Utah Historical Society
- Formation: 1897
- Type: Government organization
- Headquarters: 3760 South Highland Dr., Millcreek, UT 84106.
- Region served: Utah
- Website: history.utah.gov

= Utah State Historical Society =

Nonprofit headquartered in Salt Lake City

The Utah State Historical Society, founded in 1897, encourages the research, study, and publication of Utah history. From its modest beginnings, the Utah Historical Society has grown to several hundred members, developed a research collection of more than a million items, published more than 300 issues of the Utah Historical Quarterly, led the historic preservation movement in Utah for nearly fifty years, created antiquities and museums programs, and more.

The Society's collection of artifacts and materials related to Utah's history was known for years as The Utah State History Museum.

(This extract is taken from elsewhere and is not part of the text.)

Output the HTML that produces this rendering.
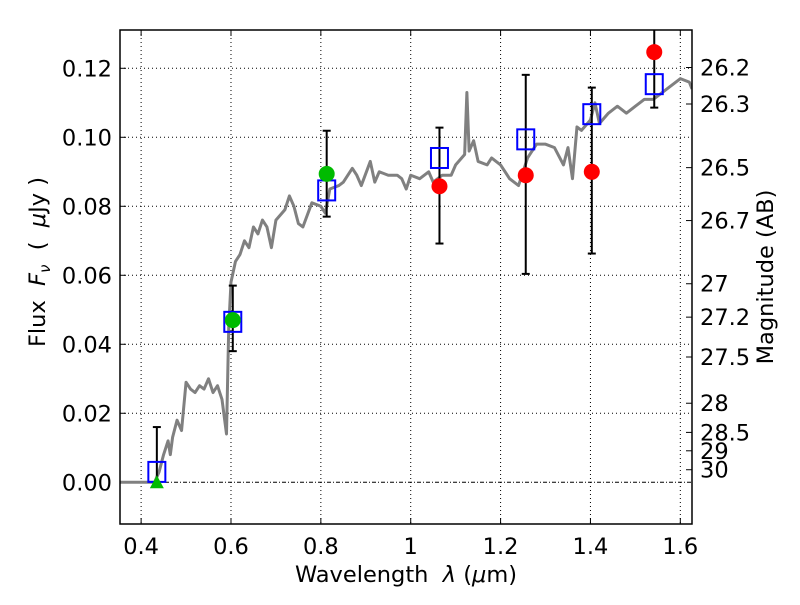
<!DOCTYPE html>
<html><head><meta charset="utf-8"><style>
body{margin:0;background:#fff;}
svg text{font-family:"DejaVu Sans","Liberation Sans",sans-serif;}
</style></head><body>
<svg id="chart" width="800" height="600" xmlns="http://www.w3.org/2000/svg"></svg>
<script>
const xTicks=[0.4,0.6,0.8,1.0,1.2,1.4,1.6];
const xTickLabels=["0.4","0.6","0.8","1","1.2","1.4","1.6"];
const yTicks=[0,0.02,0.04,0.06,0.08,0.10,0.12];
const yTickLabels=["0.00","0.02","0.04","0.06","0.08","0.10","0.12"];
const magTicks=[26.2,26.3,26.5,26.7,27,27.2,27.5,28,28.5,29,30];
const specX=[0.353,0.43,0.44,0.45,0.46,0.465,0.47,0.48,0.49,0.50,0.51,0.52,0.53,0.54,0.55,0.56,0.57,0.58,0.59,0.595,0.60,0.61,0.62,0.63,0.64,0.65,0.66,0.67,0.68,0.69,0.70,0.72,0.73,0.74,0.75,0.76,0.78,0.80,0.81,0.82,0.84,0.85,0.87,0.88,0.89,0.91,0.92,0.93,0.95,0.97,0.98,0.99,1.00,1.02,1.04,1.05,1.07,1.09,1.10,1.12,1.125,1.13,1.14,1.15,1.17,1.18,1.20,1.22,1.24,1.26,1.28,1.30,1.32,1.34,1.35,1.36,1.37,1.38,1.40,1.41,1.42,1.44,1.46,1.48,1.50,1.52,1.54,1.56,1.58,1.60,1.62,1.626];
const specY=[0,0,0.003,0.008,0.012,0.008,0.013,0.018,0.015,0.029,0.027,0.026,0.028,0.027,0.030,0.026,0.028,0.024,0.014,0.045,0.058,0.064,0.066,0.070,0.068,0.074,0.072,0.076,0.074,0.068,0.076,0.079,0.083,0.080,0.075,0.074,0.081,0.080,0.078,0.085,0.086,0.087,0.091,0.089,0.086,0.093,0.087,0.090,0.089,0.089,0.088,0.085,0.089,0.088,0.090,0.087,0.089,0.089,0.092,0.095,0.113,0.096,0.099,0.093,0.092,0.094,0.092,0.088,0.086,0.094,0.098,0.098,0.097,0.092,0.097,0.088,0.103,0.102,0.105,0.110,0.104,0.107,0.109,0.107,0.109,0.111,0.111,0.113,0.115,0.117,0.116,0.114];
const errX=[0.435,0.604,0.813,1.064,1.256,1.403,1.542];
const errLo=[0.0,0.038,0.077,0.0692,0.0604,0.0663,0.1086];
const errHi=[0.016,0.057,0.1019,0.1028,0.1181,0.1144,0.135];
const sqX=[0.435,0.604,0.813,1.064,1.256,1.403,1.542];
const sqY=[0.003,0.0465,0.0846,0.094,0.0994,0.1067,0.1154];
const redX=[1.064,1.256,1.403,1.542];
const redY=[0.0858,0.089,0.090,0.1247];
const greenX=[0.604,0.813];
const greenY=[0.047,0.0894];
const triX=[0.435];
const triY=[0.0];

const L=120,R=692,T=30,B=524,xmin=0.353,xmax=1.626,ymin=-0.0121,ymax=0.1311;
const sx=v=>L+(v-xmin)/(xmax-xmin)*(R-L);
const sy=v=>B-(v-ymin)/(ymax-ymin)*(B-T);
const svg=document.getElementById('chart');
const NS='http://www.w3.org/2000/svg';
function mk(tag,attrs,parent){const e=document.createElementNS(NS,tag);for(const k in attrs)e.setAttribute(k,attrs[k]);(parent||svg).appendChild(e);return e;}
const defs=mk('defs',{});const cp=mk('clipPath',{id:'clip'},defs);mk('rect',{x:L,y:T,width:R-L,height:B-T},cp);
const grid=mk('g',{});
xTicks.forEach((t,i)=>{const x=sx(t);
 mk('line',{x1:x,x2:x,y1:T,y2:B,stroke:'#000','stroke-width':1,'stroke-dasharray':'1,3'},grid);
 mk('line',{x1:x,x2:x,y1:B,y2:B-6,stroke:'#000'});mk('line',{x1:x,x2:x,y1:T,y2:T+6,stroke:'#000'});
 const tx=mk('text',{x:x,y:B+30,'font-size':22.5,'text-anchor':'middle'});tx.textContent=xTickLabels[i];
 });
yTicks.forEach((t,i)=>{const y=sy(t);
 if(t!==0)mk('line',{x1:L,x2:R,y1:y,y2:y,stroke:'#000','stroke-width':1,'stroke-dasharray':'1,3'},grid);
 mk('line',{x1:L,x2:L+6,y1:y,y2:y,stroke:'#000'});
 const tx=mk('text',{x:L-8,y:y+8,'font-size':22.5,'text-anchor':'end'});tx.textContent=yTickLabels[i];
 });
mk('line',{x1:L,x2:R,y1:sy(0),y2:sy(0),stroke:'#000','stroke-width':1,'stroke-dasharray':'4,2,1,2'},grid);
magTicks.forEach(m=>{const f=Math.pow(10,(23.9-m)/2.5);const y=sy(f);
 mk('line',{x1:R,x2:R-6,y1:y,y2:y,stroke:'#000'});
 const tx=mk('text',{x:R+8,y:y+8,'font-size':22.5});tx.textContent=String(m);
 });
const plot=mk('g',{'clip-path':'url(#clip)'});
const sp=mk('polyline',{points:specX.map((x,i)=>sx(x)+','+sy(specY[i])).join(' '),fill:'none',stroke:'#808080','stroke-width':3,'stroke-linejoin':'round'},plot);

errX.forEach((x,i)=>{const g=mk('g',{},plot);
 const X=sx(x);mk('line',{x1:X,x2:X,y1:sy(errLo[i]),y2:sy(errHi[i]),stroke:'#000','stroke-width':2},g);
 [errLo[i],errHi[i]].forEach(v=>mk('line',{x1:X-4,x2:X+4,y1:sy(v),y2:sy(v),stroke:'#000','stroke-width':2},g));});
sqX.forEach((x,i)=>{const r=mk('rect',{x:sx(x)-8.5,y:sy(sqY[i])-10,width:17,height:20,fill:'none',stroke:'#0000ff','stroke-width':2},plot);
 });
redX.forEach((x,i)=>{const c=mk('circle',{cx:sx(x),cy:sy(redY[i]),r:8,fill:'#ff0000'},plot);
 });
greenX.forEach((x,i)=>{const c=mk('circle',{cx:sx(x),cy:sy(greenY[i]),r:8,fill:'#00bb00'},plot);
 });
triX.forEach((x,i)=>{const X=sx(x),Y=sy(triY[i]);const p=mk('polygon',{points:`${X-7},${Y+6} ${X+7},${Y+6} ${X},${Y-7}`,fill:'#00bb00'},plot);
 });
const fr=mk('rect',{x:L,y:T,width:R-L,height:B-T,fill:'none',stroke:'#000','stroke-width':1.5});

const xl=mk('text',{x:406,y:582,'font-size':22.5,'text-anchor':'middle','xml:space':'preserve'});xl.innerHTML='Wavelength&#160;&#160;<tspan font-style="italic">λ</tspan> (<tspan font-style="italic">μ</tspan>m)';

const yl=mk('text',{x:0,y:0,'font-size':22.5,'text-anchor':'middle',transform:'translate(45,262) rotate(-90)'});yl.innerHTML='Flux&#160;&#160;<tspan font-style="italic">F</tspan><tspan font-style="italic" font-size="15" dy="5">ν</tspan><tspan dy="-5">&#160;&#160;(&#160;&#160;</tspan><tspan font-style="italic">μ</tspan>Jy )';

const ml=mk('text',{x:0,y:0,'font-size':22.5,'text-anchor':'middle',transform:'translate(773,277) rotate(-90)'});ml.textContent='Magnitude (AB)';

</script>
</body></html>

Both the Society and the Museum were located at the Rio Grande Railroad Depot in downtown Salt Lake City beginning in 1980.

The Utah Historical Society collects materials related to the history of Utah, assists communities, agencies, building owners, and consultants with historical resources, administers the ancient human remains program, makes historical resources available in a specialized research library, offers extensive online resources and grants, and assists in public policy and the promotion of Utah's history.

The Utah Historical Society is temporarily housed at 3760 South Highland Dr., Millcreek, UT 84106.